The publication presents the papers from the Ninth International Scientific Conference “Re-new EU -- Recovery, Reopening and Revival”, organised by the European Studies Department of Sofia University “St. Kliment Ohridski” with the kind support of Hanns Seidel Foundation and Wilfried Martens Centre for European Studies that took place in Sofia on 13-14 October 2022.

It is clear that Europe will have to continue to operate in the foreseeable future in a complicated environment. However, the idea behind the title of the publication stays relevant. We have understood that we need Europe more than ever and that European unity and peace need daily care because they should not be taken for granted. As António Guterres -- the Secretary General of the United Nations says: “Let’s have no illusions. We are in rough seas. A winter of global discontent is on the horizon. A cost-of-living crisis is raging. Trust is crumbling. Our planet is burning.”

The questions and challenges facing the European Union are numerous, but the answers and solutions are fewer. Never, since the Second World War, has Europe been that essential. Yet never has Europe been in so much danger. How to achieve a more united, more sovereign, more democratic Europe? Shall European Union move forward only in responding to crises? How to act in order to defend the EU’s interests and values in these unusual times? The climate crisis is a global problem.


Security risks create instability. How to make the EU stronger, more autonomous, and more influential?

We as researchers have a duty to seek answers and solutions because the EU should develop common solutions to common problems. We had to recall the famous phrase of Jean Monnet: “Europe will be forged in crises and will be the sum of the solutions adopted for those crises”. But is this statement from Jean Monet’s 1976 memoirs still valid in modern conditions? Some academic research underlines the strengthening of the EU through crises, while other publications point out that the crises have a negative impact on EU unity.

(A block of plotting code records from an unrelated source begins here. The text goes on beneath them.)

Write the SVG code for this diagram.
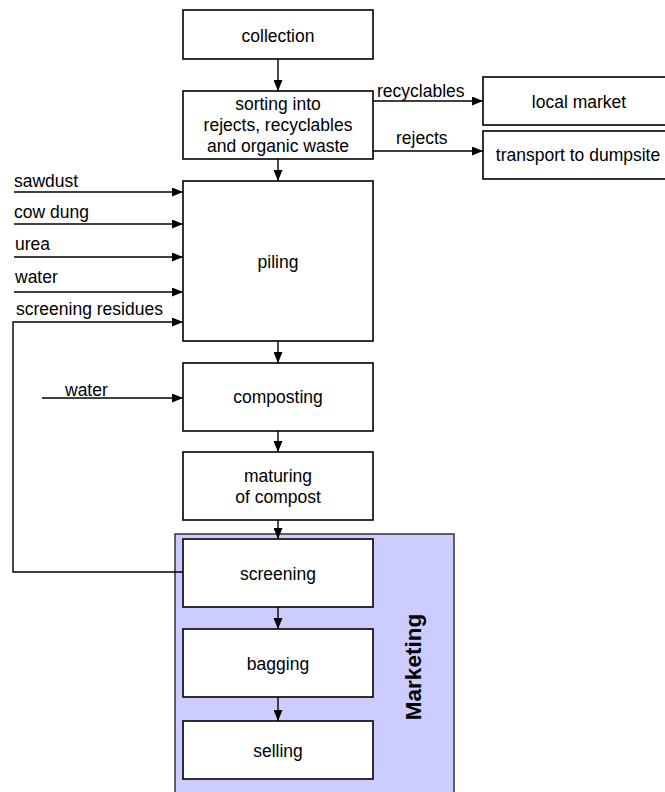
<svg xmlns="http://www.w3.org/2000/svg" width="665" height="792" viewBox="0 0 665 792">
<defs>
<marker id="ah" markerUnits="userSpaceOnUse" markerWidth="11" markerHeight="9" refX="11" refY="4.5" orient="auto">
<path d="M0,0 L11,4.5 L0,9 z" fill="#000"/>
</marker>
<style>
.box{fill:#fff;stroke:#000;stroke-width:1.6}
.t{font-family:"Liberation Sans",Arial,sans-serif;font-size:17.5px;fill:#000}
.c{text-anchor:middle}
.big{font-size:22.5px;font-weight:bold;text-anchor:middle}
.ln{fill:none;stroke:#000;stroke-width:1.4}
.ar{marker-end:url(#ah)}
</style>
</defs>
<rect width="665" height="792" fill="#fff"/>
<g id="marketing">
<rect x="175" y="534" width="279" height="270" fill="#ccccff" stroke="#333" stroke-width="1.5"/>
<text class="t big" x="0" y="0" transform="translate(421,667) rotate(-90)">Marketing</text>
</g>
<g id="collection"><rect class="box" x="183" y="10" width="190" height="49"/><text class="t c" x="278" y="42">collection</text></g>
<g id="sorting"><rect class="box" x="183" y="91" width="190" height="68"/>
<text class="t c" x="278" y="110">sorting into</text>
<text class="t c" x="278" y="131">rejects, recyclables</text>
<text class="t c" x="278" y="152">and organic waste</text></g>
<g id="local-market"><rect class="box" x="483" y="77" width="200" height="48"/><text class="t c" x="579" y="108">local market</text></g>
<g id="transport"><rect class="box" x="483" y="131" width="200" height="48"/><text class="t c" x="578" y="161">transport to dumpsite</text></g>
<g id="piling"><rect class="box" x="183" y="181" width="190" height="160"/><text class="t c" x="278" y="268">piling</text></g>
<g id="composting"><rect class="box" x="183" y="363" width="190" height="68"/><text class="t c" x="278" y="403">composting</text></g>
<g id="maturing"><rect class="box" x="183" y="452" width="190" height="68"/>
<text class="t c" x="278" y="482">maturing</text><text class="t c" x="278" y="503">of compost</text></g>
<g id="screening"><rect class="box" x="183" y="539" width="190" height="68"/><text class="t c" x="278" y="580">screening</text></g>
<g id="bagging"><rect class="box" x="183" y="629" width="190" height="68"/><text class="t c" x="278" y="670">bagging</text></g>
<g id="selling"><rect class="box" x="183" y="721" width="190" height="58"/><text class="t c" x="278" y="757">selling</text></g>
<g id="connectors">
<line class="ln ar" x1="278" y1="59" x2="278" y2="91"/>
<line class="ln ar" x1="278" y1="159" x2="278" y2="181"/>
<line class="ln ar" x1="373" y1="101" x2="483" y2="101"/>
<line class="ln ar" x1="373" y1="151" x2="483" y2="151"/>
<line class="ln ar" x1="14" y1="192" x2="183" y2="192"/>
<line class="ln ar" x1="14" y1="224" x2="183" y2="224"/>
<line class="ln ar" x1="14" y1="257" x2="183" y2="257"/>
<line class="ln ar" x1="14" y1="292" x2="183" y2="292"/>
<polyline class="ln ar" points="183,572 13,572 13,322 183,322"/>
<line class="ln ar" x1="42" y1="398" x2="183" y2="398"/>
<line class="ln ar" x1="278" y1="341" x2="278" y2="363"/>
<line class="ln ar" x1="278" y1="431" x2="278" y2="452"/>
<line class="ln ar" x1="278" y1="520" x2="278" y2="539"/>
<line class="ln ar" x1="278" y1="607" x2="278" y2="629"/>
<line class="ln ar" x1="278" y1="697" x2="278" y2="721"/>
<text class="t" x="377" y="97">recyclables</text>
<text class="t" x="396" y="144">rejects</text>
<text class="t" x="14" y="187">sawdust</text>
<text class="t" x="14" y="218">cow dung</text>
<text class="t" x="15" y="250">urea</text>
<text class="t" x="15" y="283">water</text>
<text class="t" x="16" y="315">screening residues</text>
<text class="t" x="65" y="396">water</text>
</g>
</svg>
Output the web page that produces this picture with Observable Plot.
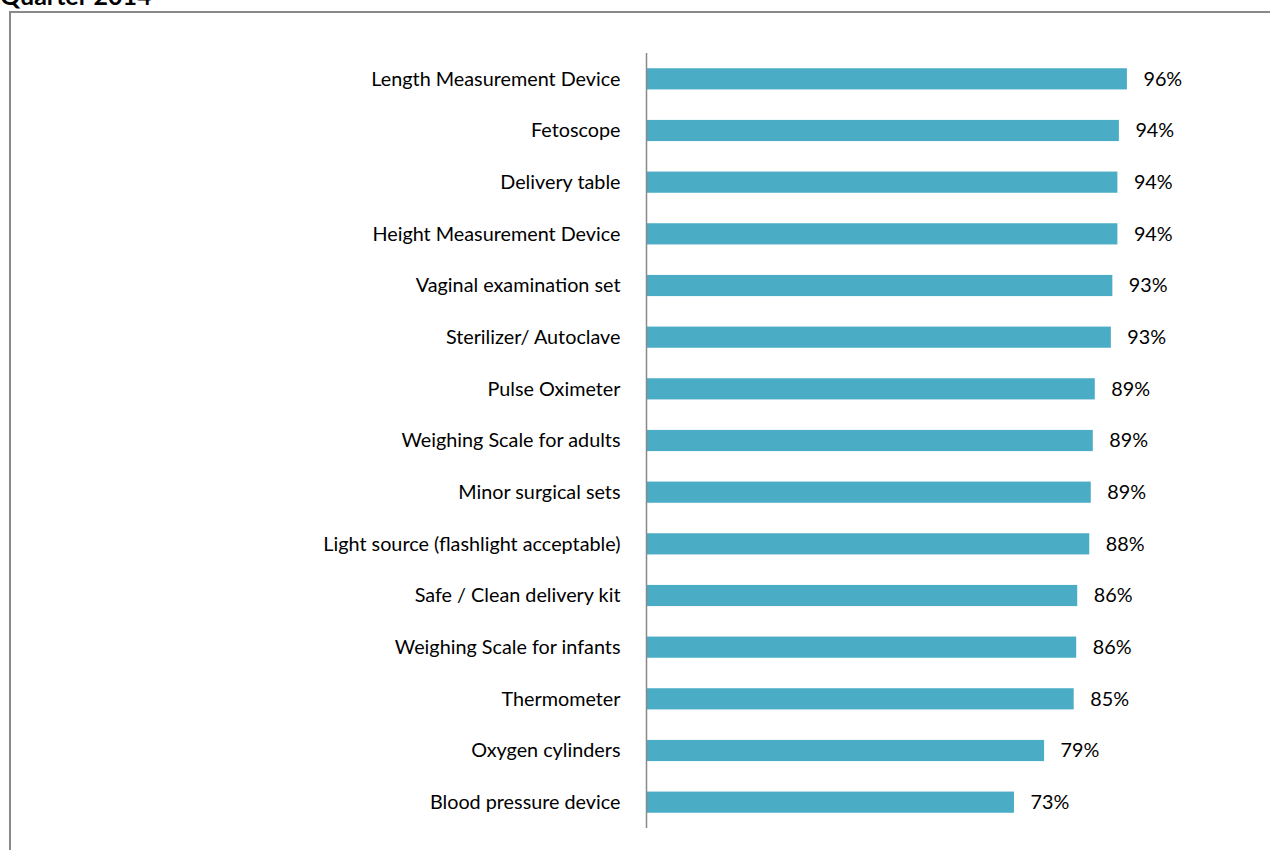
<!DOCTYPE html>
<html>
<head>
<meta charset="utf-8">
<script src="https://cdn.jsdelivr.net/npm/d3@7"></script>
<script src="https://cdn.jsdelivr.net/npm/@observablehq/plot@0.6"></script>
<style>
  html, body { margin: 0; padding: 0; background: #fff; overflow: hidden; }
  #wrap { position: relative; width: 1270px; height: 850px; overflow: hidden; font-family: Lato, "Open Sans", sans-serif; }
  #title { position: absolute; left: 0; top: -17px; font-weight: bold; font-size: 25px; line-height: 25px; color: #000; }
  #frame { position: absolute; left: 9px; top: 11px; width: 1400px; height: 1000px; border: 2px solid #898989; box-sizing: border-box; }
  #chart { position: absolute; left: 0; top: 0; }
</style>
</head>
<body>
<div id="wrap">
  <div id="title">Quarter 2014</div>
  <div id="frame"></div>
  <div id="chart"></div>
</div>
<script>
const categories = [
  "Length Measurement Device",
  "Fetoscope",
  "Delivery table",
  "Height Measurement Device",
  "Vaginal examination set",
  "Sterilizer/ Autoclave",
  "Pulse Oximeter",
  "Weighing Scale for adults",
  "Minor surgical sets",
  "Light source (flashlight acceptable)",
  "Safe / Clean delivery kit",
  "Weighing Scale for infants",
  "Thermometer",
  "Oxygen cylinders",
  "Blood pressure device"
];
const values = [95.8, 94.2, 93.9, 93.9, 92.9, 92.6, 89.4, 89.0, 88.6, 88.3, 85.9, 85.7, 85.2, 79.3, 73.3];

const data = categories.map((c, i) => ({category: c, value: values[i], label: Math.round(values[i]) + "%"}));

const chart = Plot.plot({
  width: 1270,
  height: 850,
  marginTop: 53,
  marginBottom: 22,
  marginLeft: 646,
  marginRight: 122,
  style: {fontFamily: "Lato, 'Open Sans', sans-serif", fontSize: "19.8px", color: "#000", background: "transparent"},
  x: {domain: [0, 100], axis: null},
  y: {domain: categories, paddingInner: 0.59, paddingOuter: 0.295, round: false, label: null, tickSize: 0, tickPadding: 26},
  marks: [
    Plot.barX(data, {x: "value", y: "category", fill: "#4BACC6"}),
    Plot.ruleX([0], {stroke: "#898989", strokeWidth: 1.5}),
    Plot.text(data, {x: "value", y: "category", text: "label", textAnchor: "start", dx: 16, fontSize: 19.8, fill: "#000"})
  ]
});
document.getElementById("chart").appendChild(chart);
</script>
</body>
</html>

This conference took place during the European Year of Youth. It is barely a coincidence that most of the authors in this volume are young researchers. The participants from Poland, Italy, Romania, India, Albania, and Kosovo contributed to looking at Europe from different angles and hearing different points of view.

Despite the diverse topics and different points of view, we all could agree that preserving the achievements of the EU as well as taking Europe forward and defending its model is an everyday responsibility. It is obvious that today we need imagination and dedication to follow the wise advice of Albert Einstein: “We cannot solve our problems with the same thinking that we used when we created them.”